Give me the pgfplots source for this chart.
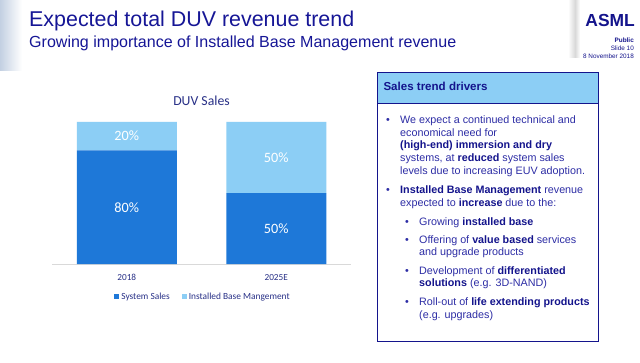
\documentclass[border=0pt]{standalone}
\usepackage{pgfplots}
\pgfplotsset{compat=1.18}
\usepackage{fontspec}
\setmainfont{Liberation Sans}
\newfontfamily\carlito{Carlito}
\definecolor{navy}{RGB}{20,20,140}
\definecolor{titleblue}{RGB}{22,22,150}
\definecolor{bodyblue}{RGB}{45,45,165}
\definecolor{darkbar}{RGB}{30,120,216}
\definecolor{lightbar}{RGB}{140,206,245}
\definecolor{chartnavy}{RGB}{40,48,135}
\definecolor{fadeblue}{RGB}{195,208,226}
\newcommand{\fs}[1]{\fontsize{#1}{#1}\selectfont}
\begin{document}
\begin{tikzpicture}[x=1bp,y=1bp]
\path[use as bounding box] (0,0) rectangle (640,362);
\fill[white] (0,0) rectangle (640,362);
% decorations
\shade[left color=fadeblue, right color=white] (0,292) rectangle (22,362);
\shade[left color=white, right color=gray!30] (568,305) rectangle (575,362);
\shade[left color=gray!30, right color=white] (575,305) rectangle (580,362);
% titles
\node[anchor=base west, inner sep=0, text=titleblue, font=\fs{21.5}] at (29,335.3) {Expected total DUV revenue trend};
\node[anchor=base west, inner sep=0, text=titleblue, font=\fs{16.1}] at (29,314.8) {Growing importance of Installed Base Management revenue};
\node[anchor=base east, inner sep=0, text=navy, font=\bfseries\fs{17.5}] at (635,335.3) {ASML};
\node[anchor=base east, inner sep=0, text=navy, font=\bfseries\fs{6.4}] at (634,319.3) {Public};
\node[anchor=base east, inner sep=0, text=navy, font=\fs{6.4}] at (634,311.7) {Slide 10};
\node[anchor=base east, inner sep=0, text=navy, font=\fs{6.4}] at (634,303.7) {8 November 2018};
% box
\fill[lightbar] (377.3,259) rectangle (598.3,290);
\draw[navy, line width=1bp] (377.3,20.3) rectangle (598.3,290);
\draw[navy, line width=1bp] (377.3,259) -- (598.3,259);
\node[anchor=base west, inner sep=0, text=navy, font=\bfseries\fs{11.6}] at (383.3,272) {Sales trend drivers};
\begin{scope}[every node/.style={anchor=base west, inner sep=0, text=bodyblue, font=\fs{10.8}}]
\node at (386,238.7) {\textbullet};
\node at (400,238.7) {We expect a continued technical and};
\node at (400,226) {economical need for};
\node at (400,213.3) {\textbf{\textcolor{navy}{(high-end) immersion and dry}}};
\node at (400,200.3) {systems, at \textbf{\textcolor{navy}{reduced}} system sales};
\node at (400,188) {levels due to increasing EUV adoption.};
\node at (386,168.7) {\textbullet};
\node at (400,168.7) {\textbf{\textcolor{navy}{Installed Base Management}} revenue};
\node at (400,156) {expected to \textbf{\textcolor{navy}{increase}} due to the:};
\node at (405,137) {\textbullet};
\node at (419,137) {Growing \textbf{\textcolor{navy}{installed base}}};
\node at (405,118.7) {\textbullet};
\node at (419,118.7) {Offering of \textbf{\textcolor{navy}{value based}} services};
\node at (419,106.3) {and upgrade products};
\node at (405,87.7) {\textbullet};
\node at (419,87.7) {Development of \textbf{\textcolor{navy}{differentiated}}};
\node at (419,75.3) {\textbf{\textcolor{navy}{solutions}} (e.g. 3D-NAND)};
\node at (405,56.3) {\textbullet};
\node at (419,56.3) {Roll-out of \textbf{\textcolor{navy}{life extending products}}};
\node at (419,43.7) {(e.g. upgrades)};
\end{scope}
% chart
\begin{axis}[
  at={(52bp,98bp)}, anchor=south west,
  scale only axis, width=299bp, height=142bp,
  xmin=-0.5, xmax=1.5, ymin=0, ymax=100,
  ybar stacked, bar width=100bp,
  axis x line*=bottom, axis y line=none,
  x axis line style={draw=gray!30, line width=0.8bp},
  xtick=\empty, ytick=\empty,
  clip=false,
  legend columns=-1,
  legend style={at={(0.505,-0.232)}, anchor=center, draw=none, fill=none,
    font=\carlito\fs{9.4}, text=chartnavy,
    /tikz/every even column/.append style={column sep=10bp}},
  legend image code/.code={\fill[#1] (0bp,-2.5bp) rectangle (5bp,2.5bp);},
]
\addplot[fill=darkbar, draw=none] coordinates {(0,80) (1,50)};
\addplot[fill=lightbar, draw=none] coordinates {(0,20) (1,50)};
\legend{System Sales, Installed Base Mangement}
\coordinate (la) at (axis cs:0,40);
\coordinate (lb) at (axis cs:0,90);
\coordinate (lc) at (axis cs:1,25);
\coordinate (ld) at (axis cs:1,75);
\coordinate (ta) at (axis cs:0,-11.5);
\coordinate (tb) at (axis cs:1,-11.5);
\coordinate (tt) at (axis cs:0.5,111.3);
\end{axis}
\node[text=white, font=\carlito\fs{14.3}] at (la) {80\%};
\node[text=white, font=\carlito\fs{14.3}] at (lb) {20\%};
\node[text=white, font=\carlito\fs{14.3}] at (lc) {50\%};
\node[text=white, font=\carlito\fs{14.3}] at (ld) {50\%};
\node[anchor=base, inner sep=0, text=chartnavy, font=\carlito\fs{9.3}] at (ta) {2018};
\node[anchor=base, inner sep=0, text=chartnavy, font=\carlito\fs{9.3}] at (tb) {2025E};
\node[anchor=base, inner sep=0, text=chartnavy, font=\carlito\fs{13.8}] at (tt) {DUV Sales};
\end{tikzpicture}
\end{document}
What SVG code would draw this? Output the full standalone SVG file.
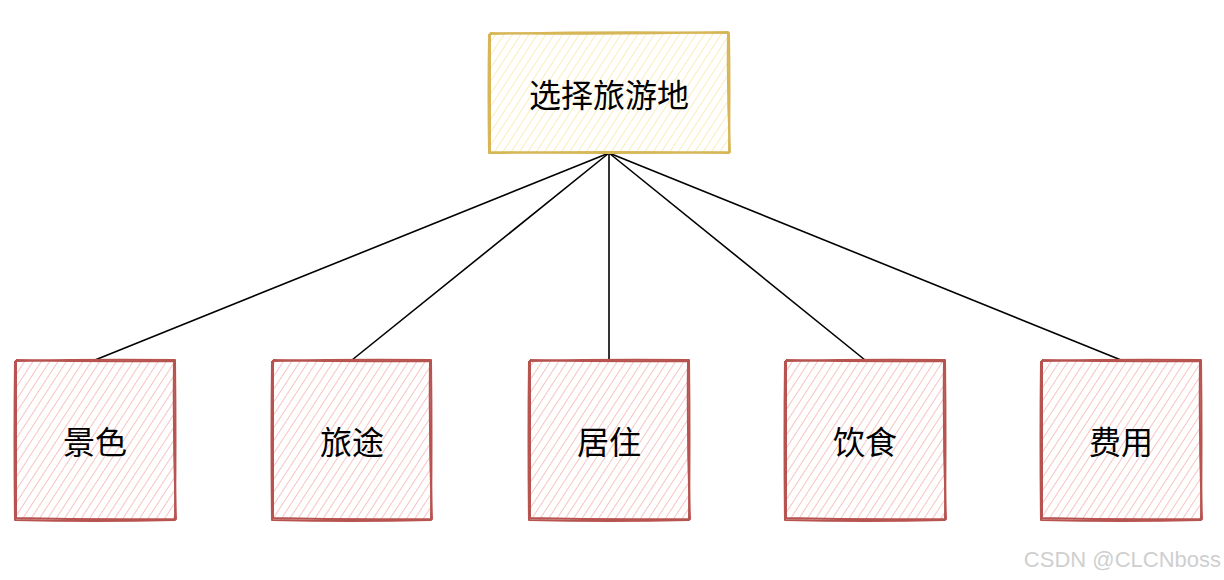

**What you need to do:**
Leave out all pictures, then copy the remaining material exactly.

**Reply:**
Give me the pgfplots source for this chart.
\documentclass[border=0pt]{standalone}
\usepackage{pgfplots}
\pgfplotsset{compat=1.18}
\usepackage{fontspec}
\setmainfont{Liberation Sans}
\newfontfamily\carlito{Carlito}
\definecolor{navy}{RGB}{20,20,140}
\definecolor{titleblue}{RGB}{22,22,150}
\definecolor{bodyblue}{RGB}{45,45,165}
\definecolor{darkbar}{RGB}{30,120,216}
\definecolor{lightbar}{RGB}{140,206,245}
\definecolor{chartnavy}{RGB}{40,48,135}
\definecolor{fadeblue}{RGB}{195,208,226}
\newcommand{\fs}[1]{\fontsize{#1}{#1}\selectfont}
\begin{document}
\begin{tikzpicture}[x=1bp,y=1bp]
\path[use as bounding box] (0,0) rectangle (640,362);
\fill[white] (0,0) rectangle (640,362);
% decorations
\shade[left color=fadeblue, right color=white] (0,292) rectangle (22,362);
\shade[left color=white, right color=gray!30] (568,305) rectangle (575,362);
\shade[left color=gray!30, right color=white] (575,305) rectangle (580,362);
% titles
\node[anchor=base west, inner sep=0, text=titleblue, font=\fs{21.5}] at (29,335.3) {Expected total DUV revenue trend};
\node[anchor=base west, inner sep=0, text=titleblue, font=\fs{16.1}] at (29,314.8) {Growing importance of Installed Base Management revenue};
\node[anchor=base east, inner sep=0, text=navy, font=\bfseries\fs{17.5}] at (635,335.3) {ASML};
\node[anchor=base east, inner sep=0, text=navy, font=\bfseries\fs{6.4}] at (634,319.3) {Public};
\node[anchor=base east, inner sep=0, text=navy, font=\fs{6.4}] at (634,311.7) {Slide 10};
\node[anchor=base east, inner sep=0, text=navy, font=\fs{6.4}] at (634,303.7) {8 November 2018};
% box
\fill[lightbar] (377.3,259) rectangle (598.3,290);
\draw[navy, line width=1bp] (377.3,20.3) rectangle (598.3,290);
\draw[navy, line width=1bp] (377.3,259) -- (598.3,259);
\node[anchor=base west, inner sep=0, text=navy, font=\bfseries\fs{11.6}] at (383.3,272) {Sales trend drivers};
\begin{scope}[every node/.style={anchor=base west, inner sep=0, text=bodyblue, font=\fs{10.8}}]
\node at (386,238.7) {\textbullet};
\node at (400,238.7) {We expect a continued technical and};
\node at (400,226) {economical need for};
\node at (400,213.3) {\textbf{\textcolor{navy}{(high-end) immersion and dry}}};
\node at (400,200.3) {systems, at \textbf{\textcolor{navy}{reduced}} system sales};
\node at (400,188) {levels due to increasing EUV adoption.};
\node at (386,168.7) {\textbullet};
\node at (400,168.7) {\textbf{\textcolor{navy}{Installed Base Management}} revenue};
\node at (400,156) {expected to \textbf{\textcolor{navy}{increase}} due to the:};
\node at (405,137) {\textbullet};
\node at (419,137) {Growing \textbf{\textcolor{navy}{installed base}}};
\node at (405,118.7) {\textbullet};
\node at (419,118.7) {Offering of \textbf{\textcolor{navy}{value based}} services};
\node at (419,106.3) {and upgrade products};
\node at (405,87.7) {\textbullet};
\node at (419,87.7) {Development of \textbf{\textcolor{navy}{differentiated}}};
\node at (419,75.3) {\textbf{\textcolor{navy}{solutions}} (e.g. 3D-NAND)};
\node at (405,56.3) {\textbullet};
\node at (419,56.3) {Roll-out of \textbf{\textcolor{navy}{life extending products}}};
\node at (419,43.7) {(e.g. upgrades)};
\end{scope}
% chart
\begin{axis}[
  at={(52bp,98bp)}, anchor=south west,
  scale only axis, width=299bp, height=142bp,
  xmin=-0.5, xmax=1.5, ymin=0, ymax=100,
  ybar stacked, bar width=100bp,
  axis x line*=bottom, axis y line=none,
  x axis line style={draw=gray!30, line width=0.8bp},
  xtick=\empty, ytick=\empty,
  clip=false,
  legend columns=-1,
  legend style={at={(0.505,-0.232)}, anchor=center, draw=none, fill=none,
    font=\carlito\fs{9.4}, text=chartnavy,
    /tikz/every even column/.append style={column sep=10bp}},
  legend image code/.code={\fill[#1] (0bp,-2.5bp) rectangle (5bp,2.5bp);},
]
\addplot[fill=darkbar, draw=none] coordinates {(0,80) (1,50)};
\addplot[fill=lightbar, draw=none] coordinates {(0,20) (1,50)};
\legend{System Sales, Installed Base Mangement}
\coordinate (la) at (axis cs:0,40);
\coordinate (lb) at (axis cs:0,90);
\coordinate (lc) at (axis cs:1,25);
\coordinate (ld) at (axis cs:1,75);
\coordinate (ta) at (axis cs:0,-11.5);
\coordinate (tb) at (axis cs:1,-11.5);
\coordinate (tt) at (axis cs:0.5,111.3);
\end{axis}
\node[text=white, font=\carlito\fs{14.3}] at (la) {80\%};
\node[text=white, font=\carlito\fs{14.3}] at (lb) {20\%};
\node[text=white, font=\carlito\fs{14.3}] at (lc) {50\%};
\node[text=white, font=\carlito\fs{14.3}] at (ld) {50\%};
\node[anchor=base, inner sep=0, text=chartnavy, font=\carlito\fs{9.3}] at (ta) {2018};
\node[anchor=base, inner sep=0, text=chartnavy, font=\carlito\fs{9.3}] at (tb) {2025E};
\node[anchor=base, inner sep=0, text=chartnavy, font=\carlito\fs{13.8}] at (tt) {DUV Sales};
\end{tikzpicture}
\end{document}
What SVG code would draw this? Output the full standalone SVG file.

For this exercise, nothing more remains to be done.